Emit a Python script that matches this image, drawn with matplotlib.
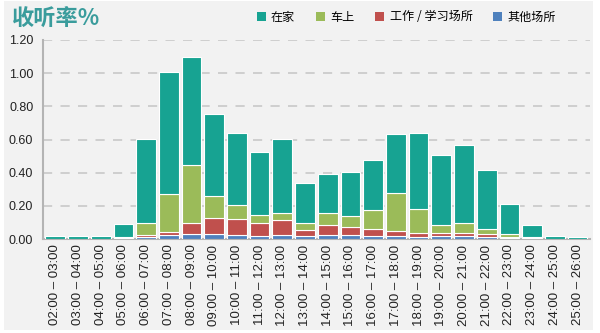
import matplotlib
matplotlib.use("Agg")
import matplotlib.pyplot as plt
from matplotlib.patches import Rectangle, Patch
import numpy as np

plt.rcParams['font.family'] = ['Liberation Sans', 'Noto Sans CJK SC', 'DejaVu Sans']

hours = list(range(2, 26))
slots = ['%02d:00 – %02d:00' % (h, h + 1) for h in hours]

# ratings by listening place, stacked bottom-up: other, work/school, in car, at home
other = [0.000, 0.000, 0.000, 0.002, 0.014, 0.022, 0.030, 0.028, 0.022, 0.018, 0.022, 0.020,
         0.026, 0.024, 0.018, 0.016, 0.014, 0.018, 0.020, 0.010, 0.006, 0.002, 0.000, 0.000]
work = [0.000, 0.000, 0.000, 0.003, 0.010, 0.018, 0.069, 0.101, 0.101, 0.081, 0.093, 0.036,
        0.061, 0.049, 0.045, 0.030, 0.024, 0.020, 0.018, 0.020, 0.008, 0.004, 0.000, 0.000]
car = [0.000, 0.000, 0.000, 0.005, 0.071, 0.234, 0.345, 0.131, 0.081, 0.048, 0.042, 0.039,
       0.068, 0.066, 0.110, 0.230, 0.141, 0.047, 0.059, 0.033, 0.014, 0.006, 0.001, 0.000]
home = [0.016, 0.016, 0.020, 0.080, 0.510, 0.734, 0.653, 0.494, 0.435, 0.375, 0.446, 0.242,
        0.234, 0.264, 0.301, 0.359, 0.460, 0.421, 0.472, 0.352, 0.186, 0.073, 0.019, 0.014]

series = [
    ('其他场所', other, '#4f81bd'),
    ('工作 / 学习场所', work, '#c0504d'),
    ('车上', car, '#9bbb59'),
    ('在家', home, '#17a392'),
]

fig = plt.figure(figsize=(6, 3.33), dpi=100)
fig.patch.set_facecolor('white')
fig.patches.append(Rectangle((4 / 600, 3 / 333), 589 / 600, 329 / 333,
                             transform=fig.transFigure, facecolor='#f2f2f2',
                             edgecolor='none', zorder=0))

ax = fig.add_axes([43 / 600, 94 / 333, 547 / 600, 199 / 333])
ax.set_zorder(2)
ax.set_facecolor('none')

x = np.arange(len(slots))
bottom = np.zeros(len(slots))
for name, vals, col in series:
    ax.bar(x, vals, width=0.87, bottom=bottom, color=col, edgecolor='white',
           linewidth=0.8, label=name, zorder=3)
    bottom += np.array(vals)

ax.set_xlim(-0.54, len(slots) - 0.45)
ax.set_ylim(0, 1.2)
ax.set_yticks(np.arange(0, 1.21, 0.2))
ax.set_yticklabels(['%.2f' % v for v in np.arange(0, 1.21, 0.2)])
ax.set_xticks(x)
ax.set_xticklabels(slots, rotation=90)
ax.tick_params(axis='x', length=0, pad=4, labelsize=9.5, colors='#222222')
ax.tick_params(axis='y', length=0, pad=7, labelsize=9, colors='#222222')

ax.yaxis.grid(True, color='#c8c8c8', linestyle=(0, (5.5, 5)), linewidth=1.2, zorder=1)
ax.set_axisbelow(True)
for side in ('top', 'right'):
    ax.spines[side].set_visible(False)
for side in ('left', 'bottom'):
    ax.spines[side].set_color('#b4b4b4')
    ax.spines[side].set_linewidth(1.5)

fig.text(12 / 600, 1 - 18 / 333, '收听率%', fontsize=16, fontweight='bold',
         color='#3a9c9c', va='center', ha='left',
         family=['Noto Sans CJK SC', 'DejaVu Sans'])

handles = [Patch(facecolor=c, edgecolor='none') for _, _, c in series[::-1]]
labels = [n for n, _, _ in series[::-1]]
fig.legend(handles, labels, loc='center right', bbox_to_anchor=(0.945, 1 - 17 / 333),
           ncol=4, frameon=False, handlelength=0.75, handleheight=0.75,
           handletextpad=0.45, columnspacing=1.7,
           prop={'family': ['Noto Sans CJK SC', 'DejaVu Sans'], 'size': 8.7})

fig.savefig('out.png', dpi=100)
....................
* [Written instruction] Extract the lines exactly, please: the first line of the listing, the line with "slots = ['%02d:00", and every line between them, but no pictures.

* [Written answer]
Emit a Python script that matches this image, drawn with matplotlib.
import matplotlib
matplotlib.use("Agg")
import matplotlib.pyplot as plt
from matplotlib.patches import Rectangle, Patch
import numpy as np

plt.rcParams['font.family'] = ['Liberation Sans', 'Noto Sans CJK SC', 'DejaVu Sans']

hours = list(range(2, 26))
slots = ['%02d:00 – %02d:00' % (h, h + 1) for h in hours]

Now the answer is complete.